(DIRECTIONS): Return only the lines from the top of the data down to the one that holds "16, 17, 18];", both included, without any pictures.

* Begin *

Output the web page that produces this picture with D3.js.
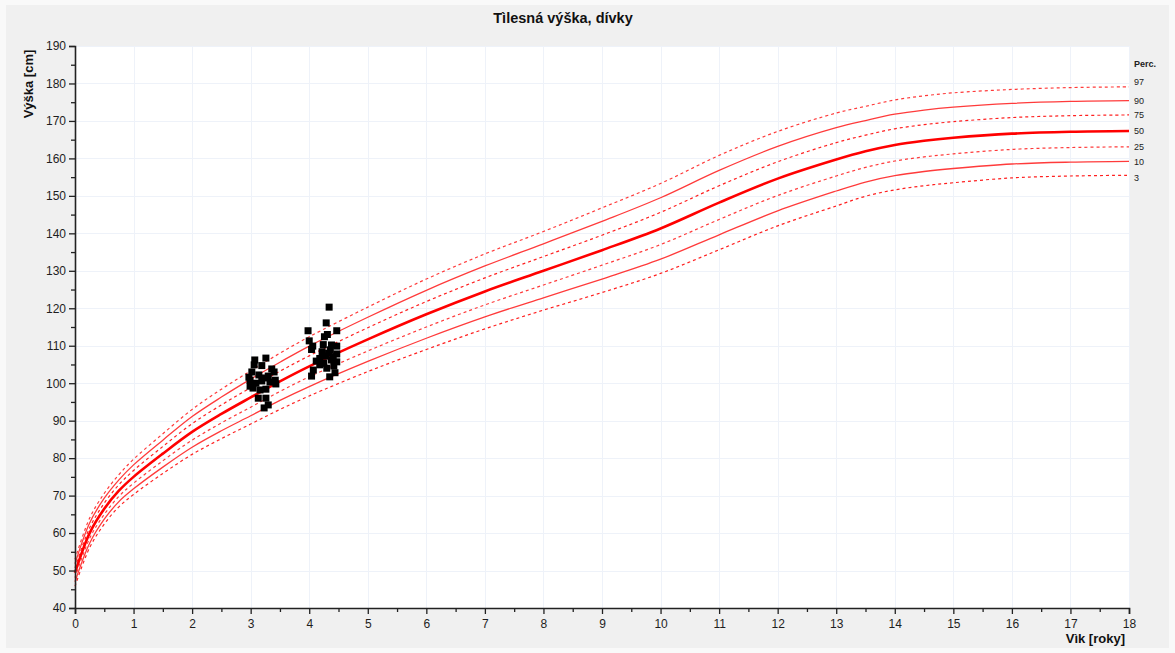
<!DOCTYPE html>
<html>
<head>
<meta charset="utf-8">
<script src="https://cdn.jsdelivr.net/npm/d3@7"></script>
<style>
  html, body { margin: 0; padding: 0; background: #f9f9f9; }
  svg { display: block; font-family: "Liberation Sans", Arial, sans-serif; }
</style>
</head>
<body>
<svg id="chart" width="1175" height="653"></svg>
<script>
// Age grid (years) of the percentile curves
const ages = [0, 0.25, 0.5, 0.75, 1, 1.5, 2, 2.5, 3, 3.5, 4, 5, 6, 7, 8, 9, 10, 11, 12, 13, 13.5, 14, 14.5, 15, 16, 17, 18];

// Height percentiles (cm)
const p97 = [53.0, 64.0, 70.6, 75.6, 79.7, 86.5, 93.0, 98.4, 103.3, 108.0, 112.4, 120.3, 127.8, 134.5, 140.5, 146.8, 153.3, 160.8, 167.2, 172.1, 173.9, 175.6, 176.7, 177.5, 178.4, 178.9, 179.1];
const p90 = [51.8, 62.7, 69.3, 74.2, 78.2, 84.8, 91.1, 96.3, 101.1, 105.6, 109.9, 117.6, 124.8, 131.3, 137.2, 143.2, 149.5, 156.8, 163.2, 168.2, 170.1, 171.8, 172.9, 173.7, 174.7, 175.2, 175.4];
const p75 = [50.7, 61.4, 68.0, 72.9, 76.7, 83.1, 89.2, 94.2, 98.8, 103.2, 107.3, 114.8, 121.8, 128.1, 133.8, 139.5, 145.6, 152.7, 159.1, 164.2, 166.2, 167.9, 169.0, 169.8, 170.9, 171.4, 171.6];
const p50 = [49.4, 60.0, 66.5, 71.3, 75.0, 81.2, 87.0, 91.8, 96.2, 100.5, 104.5, 111.7, 118.4, 124.5, 130.0, 135.5, 141.3, 148.2, 154.6, 159.7, 161.9, 163.6, 164.7, 165.5, 166.6, 167.1, 167.3];
const p25 = [48.1, 58.6, 65.0, 69.8, 73.3, 79.3, 84.8, 89.4, 93.6, 97.8, 101.7, 108.6, 115.0, 120.9, 126.2, 131.5, 137.0, 143.7, 150.1, 155.3, 157.6, 159.3, 160.4, 161.2, 162.4, 162.9, 163.1];
const p10 = [47.0, 57.3, 63.7, 68.4, 71.8, 77.6, 82.9, 87.3, 91.3, 95.4, 99.1, 105.8, 112.0, 117.7, 122.8, 127.8, 133.1, 139.6, 146.0, 151.3, 153.7, 155.4, 156.5, 157.3, 158.5, 159.0, 159.2];
const p3  = [45.8, 56.1, 62.4, 67.0, 70.3, 75.9, 81.0, 85.2, 89.1, 93.0, 96.6, 103.1, 109.0, 114.5, 119.5, 124.2, 129.3, 135.6, 142.0, 147.3, 149.9, 151.6, 152.7, 153.5, 154.8, 155.3, 155.5];

const percentileNames = ["97", "90", "75", "50", "25", "10", "3"];

// Measured children: age (years) and height (cm)
const pointAge = [
  3.07, 3.26, 3.36, 3.02, 3.14, 3.24, 2.99, 3.09, 3.19, 3.30, 3.40, 3.33, 3.43, 3.04, 3.16, 3.26, 3.13, 3.26, 3.30, 3.23, 3.06, 3.19, 2.97, 2.99, 3.42,
  4.34, 4.29, 4.47, 3.98, 4.00, 4.26, 4.31, 4.38, 4.47, 4.04, 4.06, 4.33, 4.18, 4.41, 4.47, 4.25, 4.07, 4.04, 4.35, 4.44, 4.18, 4.22, 4.28, 4.38, 4.12, 4.42, 4.30, 4.36, 4.24, 4.47
];
const pointHeight = [
  106.2, 106.7, 103.8, 103.0, 102.2, 101.4, 100.8, 100.0, 100.6, 101.9, 103.0, 100.3, 99.8, 98.7, 98.2, 98.4, 96.0, 96.0, 94.2, 93.4, 104.9, 104.7, 101.6, 99.2, 100.8,
  120.3, 116.1, 114.0, 114.0, 111.3, 112.4, 113.0, 110.2, 109.9, 109.0, 109.9, 108.0, 106.6, 107.1, 105.7, 105.3, 103.5, 101.9, 101.7, 102.8, 104.9, 108.4, 107.2, 106.2, 105.9, 104.6, 104.0, 108.9, 110.3, 107.8
];

const yMajorTicks = d3.range(40, 191, 10);
const yMinorTicks = d3.range(45, 190, 10);
const xMajorTicks = d3.range(0, 19, 1);
const xMinorTicks = d3.range(0.5, 18, 1);

const titleText = "Tìlesná výška, dívky";
const xTitle = "Vìk [roky]";
const yTitle = "Výška [cm]";
const legendTitle = "Perc.";

// ---------------------------------------------------------------
const svg = d3.select("#chart");
const W = 1175, H = 653;
const plot = { left: 75, right: 1129, top: 46, bottom: 608 };

svg.append("rect").attr("x", 6).attr("y", 5).attr("width", W - 12).attr("height", H - 10)
  .attr("fill", "#f0f0f0");

const x = d3.scaleLinear().domain([0, 18]).range([plot.left, plot.right]);
const y = d3.scaleLinear().domain([40, 190]).range([plot.bottom, plot.top]);

svg.append("rect")
  .attr("x", plot.left).attr("y", plot.top)
  .attr("width", plot.right - plot.left).attr("height", plot.bottom - plot.top)
  .attr("fill", "#ffffff");

// grid
const grid = svg.append("g").attr("stroke", "#eef2f9").attr("stroke-width", 1);
grid.selectAll("line.gx").data(xMajorTicks.slice(1)).join("line")
  .attr("x1", d => Math.round(x(d)) + 0.5).attr("x2", d => Math.round(x(d)) + 0.5)
  .attr("y1", plot.top).attr("y2", plot.bottom);
grid.selectAll("line.gy").data(yMajorTicks.slice(1)).join("line")
  .attr("y1", d => Math.round(y(d)) + 0.5).attr("y2", d => Math.round(y(d)) + 0.5)
  .attr("x1", plot.left).attr("x2", plot.right);

// percentile curves
const series = [p97, p90, p75, p50, p25, p10, p3];
const styles = {
  "97": { w: 1.2, dash: "3,3", color: "#ff3b3b" },
  "90": { w: 1.3, dash: null, color: "#ff3b3b" },
  "75": { w: 1.2, dash: "3,3", color: "#ff2020" },
  "50": { w: 2.6, dash: null, color: "#ff0000" },
  "25": { w: 1.2, dash: "3,3", color: "#ff3b3b" },
  "10": { w: 1.3, dash: null, color: "#ff3b3b" },
  "3":  { w: 1.2, dash: "3,3", color: "#ff2020" }
};
const line = d3.line()
  .x(d => x(d[0]))
  .y(d => y(d[1]))
  .curve(d3.curveCatmullRom.alpha(0.5));

const curves = svg.append("g").attr("fill", "none");
series.forEach((vals, i) => {
  const name = percentileNames[i];
  const st = styles[name];
  curves.append("path")
    .datum(ages.map((a, j) => [a, vals[j]]))
    .attr("d", line)
    .attr("stroke", st.color)
    .attr("stroke-width", st.w)
    .attr("stroke-dasharray", st.dash);
});

// measured points
svg.append("g").selectAll("rect").data(pointAge.map((a, i) => [a, pointHeight[i]])).join("rect")
  .attr("x", d => x(d[0]) - 3.5).attr("y", d => y(d[1]) - 3.5)
  .attr("width", 7).attr("height", 7)
  .attr("fill", "#000");

// axes
const tickText = "#1e1e1e";
svg.append("g").attr("transform", `translate(${plot.left},0)`)
  .call(d3.axisLeft(y).tickValues(yMajorTicks).tickSize(6).tickPadding(3).tickFormat(d3.format("d")));
svg.append("g").attr("transform", `translate(${plot.left},0)`)
  .call(d3.axisLeft(y).tickValues(yMinorTicks).tickSize(4).tickFormat(""))
  .call(g => g.select(".domain").remove());
svg.append("g").attr("transform", `translate(0,${plot.bottom})`)
  .call(d3.axisBottom(x).tickValues(xMajorTicks).tickSize(6).tickPadding(5).tickFormat(d3.format("d")));
svg.append("g").attr("transform", `translate(0,${plot.bottom})`)
  .call(d3.axisBottom(x).tickValues(xMinorTicks).tickSize(4).tickFormat(""))
  .call(g => g.select(".domain").remove());

svg.selectAll(".tick line").attr("stroke", "#222").attr("stroke-width", 1.3);
svg.selectAll(".domain").attr("stroke", "#222").attr("stroke-width", 1.6);
svg.selectAll(".tick text").attr("fill", tickText).attr("font-size", 12)
  .attr("font-family", "'Liberation Sans', Arial, sans-serif");

// titles
svg.append("text").attr("x", 563).attr("y", 23).attr("text-anchor", "middle")
  .attr("font-size", 14.5).attr("font-weight", "bold").attr("fill", "#111").text(titleText);
svg.append("text").attr("x", 1125).attr("y", 643).attr("text-anchor", "end")
  .attr("font-size", 13).attr("font-weight", "bold").attr("fill", "#111").text(xTitle);
svg.append("text").attr("transform", "translate(33,84) rotate(-90)").attr("text-anchor", "middle")
  .attr("font-size", 13).attr("font-weight", "bold").attr("fill", "#111").text(yTitle);

// end-of-curve percentile labels
svg.append("text").attr("x", 1134).attr("y", 67)
  .attr("font-size", 9).attr("font-weight", "bold").attr("fill", "#222").text(legendTitle);
const labelNudge = { "97": -5, "3": 3 };
series.forEach((vals, i) => {
  const name = percentileNames[i];
  svg.append("text")
    .attr("x", 1134)
    .attr("y", y(vals[vals.length - 1]) + (labelNudge[name] || 0))
    .attr("dy", "0.35em")
    .attr("font-size", 9).attr("fill", "#222").text(name);
});
</script>
</body>
</html>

* End *

(TASK RESULT):
Output the web page that produces this picture with D3.js.
<!DOCTYPE html>
<html>
<head>
<meta charset="utf-8">
<script src="https://cdn.jsdelivr.net/npm/d3@7"></script>
<style>
  html, body { margin: 0; padding: 0; background: #f9f9f9; }
  svg { display: block; font-family: "Liberation Sans", Arial, sans-serif; }
</style>
</head>
<body>
<svg id="chart" width="1175" height="653"></svg>
<script>
// Age grid (years) of the percentile curves
const ages = [0, 0.25, 0.5, 0.75, 1, 1.5, 2, 2.5, 3, 3.5, 4, 5, 6, 7, 8, 9, 10, 11, 12, 13, 13.5, 14, 14.5, 15, 16, 17, 18];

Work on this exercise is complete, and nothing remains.